**Task details**.
Quote every line as written. Omit pictures.

**Provided material**.
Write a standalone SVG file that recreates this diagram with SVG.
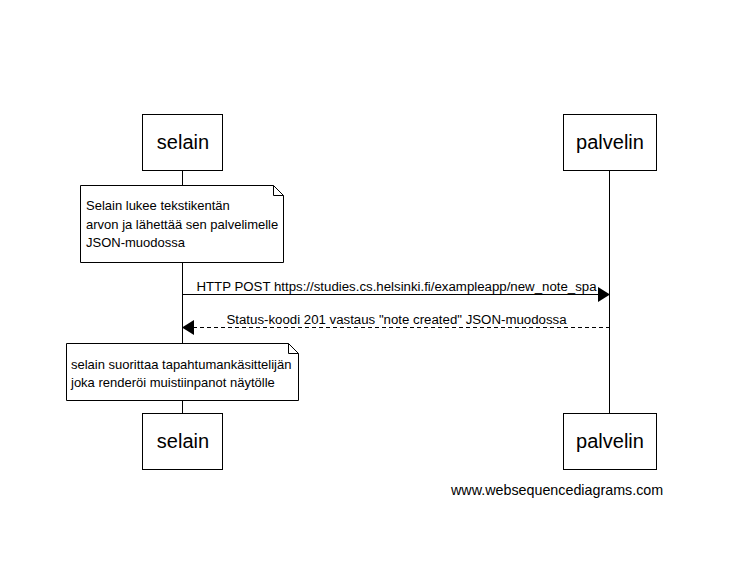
<svg xmlns="http://www.w3.org/2000/svg" width="731" height="581" viewBox="0 0 731 581">
<style>
.box{fill:#fff;stroke:#000;stroke-width:1}
.life{stroke:#000;stroke-width:1}
.note{fill:#fff;stroke:#000;stroke-width:1}
.fold{fill:none;stroke:#000;stroke-width:1}
.pt{font-family:"Liberation Sans",Arial,sans-serif;font-size:20px;fill:#000;text-anchor:middle}
.nt{font-family:"Liberation Sans",Arial,sans-serif;font-size:13px;fill:#000}
.at{font-family:"Liberation Sans",Arial,sans-serif;font-size:13.25px;fill:#000;text-anchor:middle}
.ft{font-family:"Liberation Sans",Arial,sans-serif;font-size:14.3px;fill:#000}
</style>
<rect width="731" height="581" fill="#fff"/>
<g id="lifelines">
<line class="life" x1="182.5" y1="171" x2="182.5" y2="413"/>
<line class="life" x1="609.5" y1="171" x2="609.5" y2="413"/>
</g>
<g id="selain-top"><rect class="box" x="142.5" y="114.5" width="80" height="56"/><text class="pt" x="183" y="149">selain</text></g>
<g id="palvelin-top"><rect class="box" x="563.5" y="114.5" width="93" height="56"/><text class="pt" x="610" y="149">palvelin</text></g>
<g id="selain-bottom"><rect class="box" x="142.5" y="413.5" width="80" height="56"/><text class="pt" x="183" y="448">selain</text></g>
<g id="palvelin-bottom"><rect class="box" x="563.5" y="413.5" width="93" height="56"/><text class="pt" x="610" y="448">palvelin</text></g>
<g id="note1">
<path class="note" d="M80.5 185.5 H273.5 L283.5 195.5 V262.5 H80.5 Z"/>
<path class="fold" d="M273.5 185.5 V195.5 H283.5"/>
<text class="nt" x="86" y="210">Selain lukee tekstikentän</text>
<text class="nt" x="86" y="229">arvon ja lähettää sen palvelimelle</text>
<text class="nt" x="86" y="247">JSON-muodossa</text>
</g>
<g id="note2">
<path class="note" d="M66.5 343.5 H288.5 L298.5 353.5 V400.5 H66.5 Z"/>
<path class="fold" d="M288.5 343.5 V353.5 H298.5"/>
<text class="nt" x="71" y="369">selain suorittaa tapahtumankäsittelijän</text>
<text class="nt" x="71" y="387">joka renderöi muistiinpanot näytölle</text>
</g>
<g id="connectors">
<line class="life" x1="182.5" y1="294.5" x2="599" y2="294.5"/>
<polygon points="598,287 610,294.5 598,302" fill="#000"/>
<text class="at" x="396.5" y="291">HTTP POST https://studies.cs.helsinki.fi/exampleapp/new_note_spa</text>
<line class="life" x1="193" y1="327.5" x2="609.5" y2="327.5" stroke-dasharray="4,3"/>
<polygon points="194,320 182,327.5 194,335" fill="#000"/>
<text class="at" x="396.5" y="324">Status-koodi 201 vastaus "note created" JSON-muodossa</text>
</g>
<text class="ft" x="451" y="495">www.websequencediagrams.com</text>
</svg>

**Exercise response**.
Write a standalone SVG file that recreates this diagram with SVG.
<svg xmlns="http://www.w3.org/2000/svg" width="731" height="581" viewBox="0 0 731 581">
<style>
.box{fill:#fff;stroke:#000;stroke-width:1}
.life{stroke:#000;stroke-width:1}
.note{fill:#fff;stroke:#000;stroke-width:1}
.fold{fill:none;stroke:#000;stroke-width:1}
.pt{font-family:"Liberation Sans",Arial,sans-serif;font-size:20px;fill:#000;text-anchor:middle}
.nt{font-family:"Liberation Sans",Arial,sans-serif;font-size:13px;fill:#000}
.at{font-family:"Liberation Sans",Arial,sans-serif;font-size:13.25px;fill:#000;text-anchor:middle}
.ft{font-family:"Liberation Sans",Arial,sans-serif;font-size:14.3px;fill:#000}
</style>
<rect width="731" height="581" fill="#fff"/>
<g id="lifelines">
<line class="life" x1="182.5" y1="171" x2="182.5" y2="413"/>
<line class="life" x1="609.5" y1="171" x2="609.5" y2="413"/>
</g>
<g id="selain-top"><rect class="box" x="142.5" y="114.5" width="80" height="56"/><text class="pt" x="183" y="149">selain</text></g>
<g id="palvelin-top"><rect class="box" x="563.5" y="114.5" width="93" height="56"/><text class="pt" x="610" y="149">palvelin</text></g>
<g id="selain-bottom"><rect class="box" x="142.5" y="413.5" width="80" height="56"/><text class="pt" x="183" y="448">selain</text></g>
<g id="palvelin-bottom"><rect class="box" x="563.5" y="413.5" width="93" height="56"/><text class="pt" x="610" y="448">palvelin</text></g>
<g id="note1">
<path class="note" d="M80.5 185.5 H273.5 L283.5 195.5 V262.5 H80.5 Z"/>
<path class="fold" d="M273.5 185.5 V195.5 H283.5"/>
<text class="nt" x="86" y="210">Selain lukee tekstikentän</text>
<text class="nt" x="86" y="229">arvon ja lähettää sen palvelimelle</text>
<text class="nt" x="86" y="247">JSON-muodossa</text>
</g>
<g id="note2">
<path class="note" d="M66.5 343.5 H288.5 L298.5 353.5 V400.5 H66.5 Z"/>
<path class="fold" d="M288.5 343.5 V353.5 H298.5"/>
<text class="nt" x="71" y="369">selain suorittaa tapahtumankäsittelijän</text>
<text class="nt" x="71" y="387">joka renderöi muistiinpanot näytölle</text>
</g>
<g id="connectors">
<line class="life" x1="182.5" y1="294.5" x2="599" y2="294.5"/>
<polygon points="598,287 610,294.5 598,302" fill="#000"/>
<text class="at" x="396.5" y="291">HTTP POST https://studies.cs.helsinki.fi/exampleapp/new_note_spa</text>
<line class="life" x1="193" y1="327.5" x2="609.5" y2="327.5" stroke-dasharray="4,3"/>
<polygon points="194,320 182,327.5 194,335" fill="#000"/>
<text class="at" x="396.5" y="324">Status-koodi 201 vastaus "note created" JSON-muodossa</text>
</g>
<text class="ft" x="451" y="495">www.websequencediagrams.com</text>
</svg>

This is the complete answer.